Si il y a bien un album parvenu à fusionner aussi bien l’ambient, le drone et les compositions classiques modernes dans la discographie de l’allemand, c’est celui-ci. Si le piano et le violon n’en sont pas absents, ils se noient par contre volontairement dans la trame ambient, accrochés dans les drones tels des fragments de ciel. The Uncanny lève le voile sur les cinq actes de l’histoire, où la vie ne serait qu’une somme de répétitions avant une mort qui n’en supporte pas. La voix damnée de Màri Solaris, le violoncelle de Aaron Martin sont les duettistes exposés d’une Valse Fatale où on acceptera de tourner sur soi-même comme le veut la tradition, avec des partenaires multiples mais sans visages à imprimer ni cous à étreindre. Les poussières font sursauter le micro-sillon, l’âtre de l’existence est tel un vieillard endormi : la répétition de l’attaque qui l’emportera (wesh Mauriac). Entre drones frondeurs et larsens laineux, c’est bien sur Fatalist que toute la palette de textures de Field Rotation trouvera son point d’orgue, bien aidé il est vrai par le mastering implacable de l’équilibriste Nils Frahm.

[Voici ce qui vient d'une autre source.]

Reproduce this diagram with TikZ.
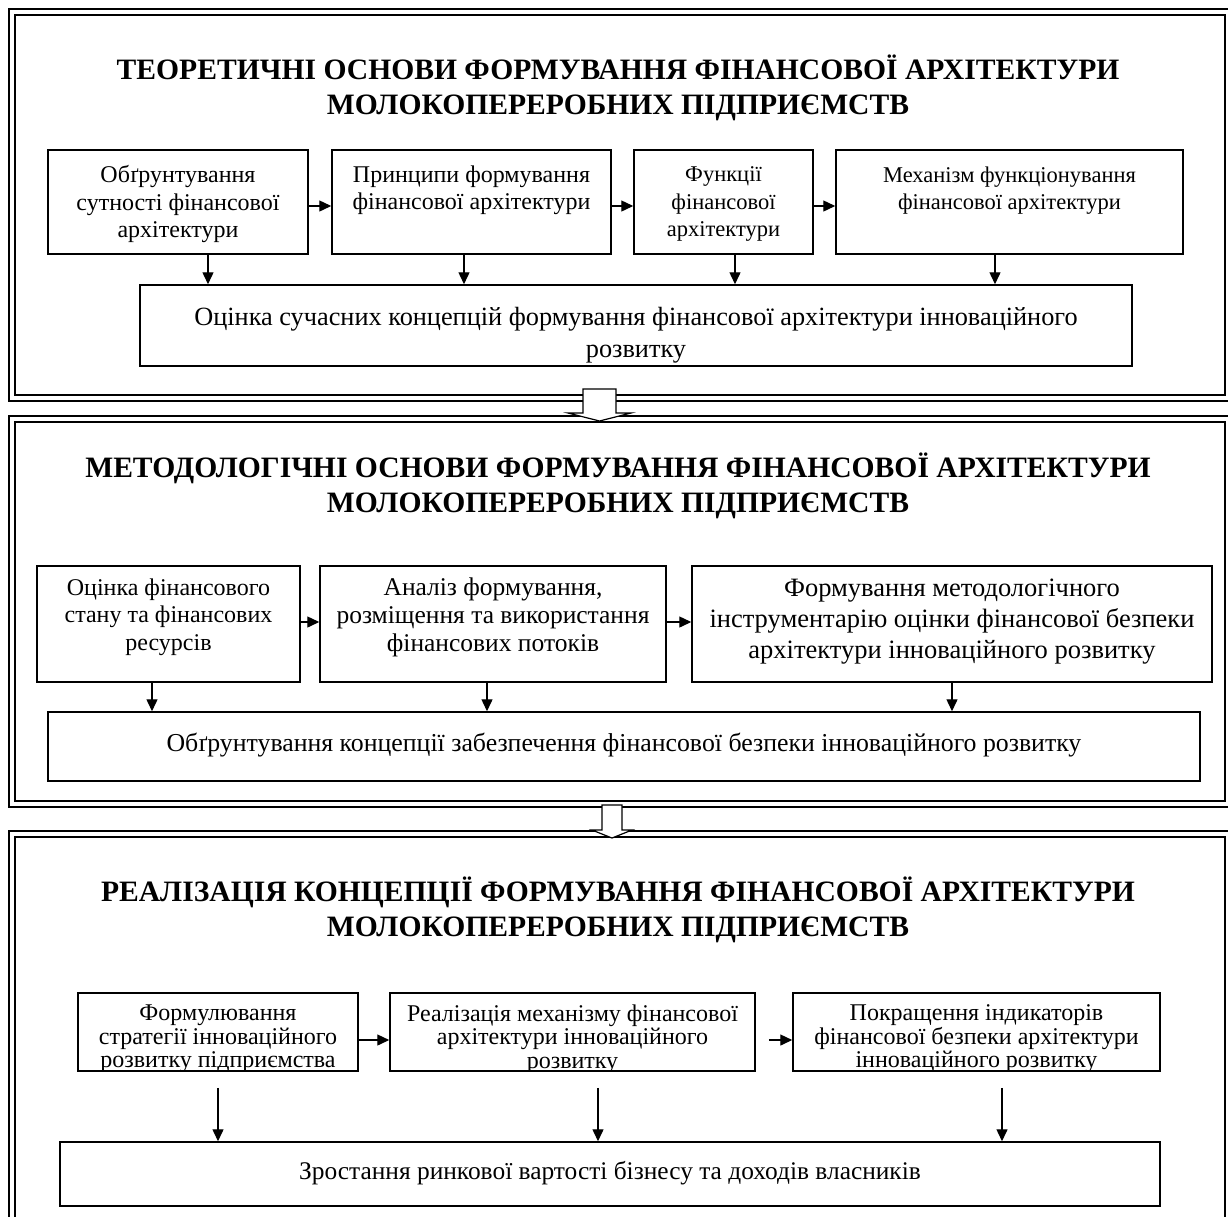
\documentclass[tikz,border=0pt]{standalone}
\usepackage{fontspec}
\setmainfont{Liberation Serif}
\usetikzlibrary{arrows.meta}
\begin{document}
\begin{tikzpicture}[x=1pt,y=-1pt,
  frame/.style={line width=1.8pt},
  box/.style={draw, line width=1.5pt, inner sep=0pt},
  txt/.style={align=center, inner sep=0pt},
  fs/.style 2 args={font=\fontsize{#1}{#2}\selectfont},
  ttl/.style={align=center, inner sep=0pt, font=\fontsize{29.6}{34.5}\selectfont\bfseries},
  arr/.style={line width=1.4pt, -{Triangle[length=12pt,width=11pt]}},
  hollow/.style={fill=white, draw, line width=1.2pt, line join=miter}]
\useasboundingbox (0,0) rectangle (1228,1216);
\fill[white] (0,0) rectangle (1228,1216);
% panel frames
\draw[frame] (9,9) rectangle (1231,401);
\draw[frame] (15,15) rectangle (1225,395);
\draw[frame] (9,416) rectangle (1231,807);
\draw[frame] (15,422) rectangle (1225,801);
\draw[frame] (9,831) rectangle (1231,1225);
\draw[frame] (15,837) rectangle (1225,1219);

% ---------- panel 1 ----------
\node[ttl] (t1) at (618,88) {ТЕОРЕТИЧНІ ОСНОВИ ФОРМУВАННЯ ФІНАНСОВОЇ АРХІТЕКТУРИ\\МОЛОКОПЕРЕРОБНИХ ПІДПРИЄМСТВ};
\node[txt, fs={24}{27.5}] (ta1) at (178,204) {Обґрунтування\\сутності фінансової\\архітектури};
\node[txt, fs={24}{27.5}] (tb1) at (471.5,190.5) {Принципи формування\\фінансової архітектури};
\node[txt, fs={22.5}{27.5}] (tc1) at (723.5,204) {Функції\\фінансової\\архітектури};
\node[txt, fs={22.5}{27.5}] (td1) at (1009.5,190.5) {Механізм функціонування\\фінансової архітектури};
\node[txt, fs={26.3}{32}] (te1) at (636,335) {Оцінка сучасних концепцій формування фінансової архітектури інноваційного\\розвитку};
\node[box, minimum width=260pt, minimum height=104pt] (a1) at (178,202) {};
\node[box, minimum width=279pt, minimum height=104pt] (b1) at (471.5,202) {};
\node[box, minimum width=179pt, minimum height=104pt] (c1) at (723.5,202) {};
\node[box, minimum width=347pt, minimum height=104pt] (d1) at (1009.5,202) {};
\node[box, minimum width=992pt, minimum height=81pt] (e1) at (636,325.5) {};
\draw[arr] (a1.east |- 0,206) -- (b1.west |- 0,206);
\draw[arr] (b1.east |- 0,206) -- (c1.west |- 0,206);
\draw[arr] (c1.east |- 0,206) -- (d1.west |- 0,206);
\draw[arr] (a1.south -| 208,0) -- (e1.north -| 208,0);
\draw[arr] (b1.south -| 464,0) -- (e1.north -| 464,0);
\draw[arr] (c1.south -| 735,0) -- (e1.north -| 735,0);
\draw[arr] (d1.south -| 995,0) -- (e1.north -| 995,0);

% ---------- panel 2 ----------
\node[ttl] (t2) at (618,486) {МЕТОДОЛОГІЧНІ ОСНОВИ ФОРМУВАННЯ ФІНАНСОВОЇ АРХІТЕКТУРИ\\МОЛОКОПЕРЕРОБНИХ ПІДПРИЄМСТВ};
\node[txt, fs={24}{27.5}] (ta2) at (168.5,617) {Оцінка фінансового\\стану та фінансових\\ресурсів};
\node[txt, fs={25.5}{28}] (tb2) at (493,617) {Аналіз формування,\\розміщення та використання\\фінансових потоків};
\node[txt, fs={26.5}{31}] (tc2) at (952,622) {Формування методологічного\\інструментарію оцінки фінансової безпеки\\архітектури інноваційного розвитку};
\node[txt, fs={25.8}{30}] (te2) at (624,745) {Обґрунтування концепції забезпечення фінансової безпеки інноваційного розвитку};
\node[box, minimum width=263pt, minimum height=116pt] (a2) at (168.5,624) {};
\node[box, minimum width=346pt, minimum height=116pt] (b2) at (493,624) {};
\node[box, minimum width=520pt, minimum height=116pt] (c2) at (952,624) {};
\node[box, minimum width=1152pt, minimum height=69pt] (e2) at (624,746.5) {};
\draw[arr] (a2.east |- 0,622) -- (b2.west |- 0,622);
\draw[arr] (b2.east |- 0,622) -- (c2.west |- 0,622);
\draw[arr] (a2.south -| 152,0) -- (e2.north -| 152,0);
\draw[arr] (b2.south -| 487,0) -- (e2.north -| 487,0);
\draw[arr] (c2.south -| 952,0) -- (e2.north -| 952,0);

% ---------- panel 3 ----------
\node[ttl] (t3) at (618,910) {РЕАЛІЗАЦІЯ КОНЦЕПЦІЇ ФОРМУВАННЯ ФІНАНСОВОЇ АРХІТЕКТУРИ\\МОЛОКОПЕРЕРОБНИХ ПІДПРИЄМСТВ};
\begin{scope}
\clip (78,993) rectangle (358,1071);
\node[txt, fs={24}{23.5}] (ta3) at (218,1039) {Формулювання\\стратегії інноваційного\\розвитку підприємства};
\end{scope}
\begin{scope}
\clip (390,993) rectangle (755,1071);
\node[txt, fs={24}{23.5}] (tb3) at (572.5,1039) {Реалізація механізму фінансової\\архітектури інноваційного\\розвитку};
\end{scope}
\begin{scope}
\clip (793,993) rectangle (1160,1071);
\node[txt, fs={24}{23.5}] (tc3) at (976.5,1039) {Покращення індикаторів\\фінансової безпеки архітектури\\інноваційного розвитку};
\end{scope}
\node[txt, fs={25.4}{30}] (te3) at (610,1173) {Зростання ринкової вартості бізнесу та доходів власників};
\node[box, minimum width=280pt, minimum height=78pt] (a3) at (218,1032) {};
\node[box, minimum width=365pt, minimum height=78pt] (b3) at (572.5,1032) {};
\node[box, minimum width=367pt, minimum height=78pt] (c3) at (976.5,1032) {};
\node[box, minimum width=1100pt, minimum height=64pt] (e3) at (610,1174) {};
\draw[arr] (a3.east |- 0,1040) -- (b3.west |- 0,1040);
\draw[arr, shorten <=13pt] (b3.east |- 0,1040) -- (c3.west |- 0,1040);
\draw[arr, shorten <=16pt] (a3.south -| 218,0) -- (e3.north -| 218,0);
\draw[arr, shorten <=16pt] (b3.south -| 598,0) -- (e3.north -| 598,0);
\draw[arr, shorten <=16pt] (c3.south -| 1002,0) -- (e3.north -| 1002,0);

% hollow arrows between panels
\draw[hollow] (583,389) -- (616,389) -- (616,413) -- (631,413) -- (599.5,421) -- (568,413) -- (583,413) -- cycle;
\draw[hollow] (602,805) -- (622,805) -- (622,830) -- (632,830) -- (612,838) -- (592,830) -- (602,830) -- cycle;
\end{tikzpicture}
\end{document}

The Repetition Of History signe le retour du violoncelle de Martin, et des grappes d’ivoire qui gagnent en durée et en profondeur à mesure que la vague approche du derme de la berge. Une bouteille jetée à la mer qui n’aurait pour seul destinataire que son propre abîme. Le saut de la foi. En dieu, en un Autre ou en un après apaisé.
Si tu me cherches, c’est que tu m’as déjà trouvé. Repens toi, tu seras sauvé.
Freud est bien seul (et bien trop fou) pour guérir les maux de l’humanité. Dans une dernière étreinte sombre et romantique, The History of Repetition est apte à s’en charger. L’humain et ses regrets ne sont plus que poussière. Ce qu’ils doivent accepter de demeurer pour trouver enfin leur place dans l’univers.
Quatrième album de Field Rotation (je compte Licht und Schatten comme tel), Fatalist : The Repetition of History est un disque magnifique, habité par le doute et une sombre beauté. A écouter de nuit, seul en foetus, ou avec l’Autre en question à qui se confier.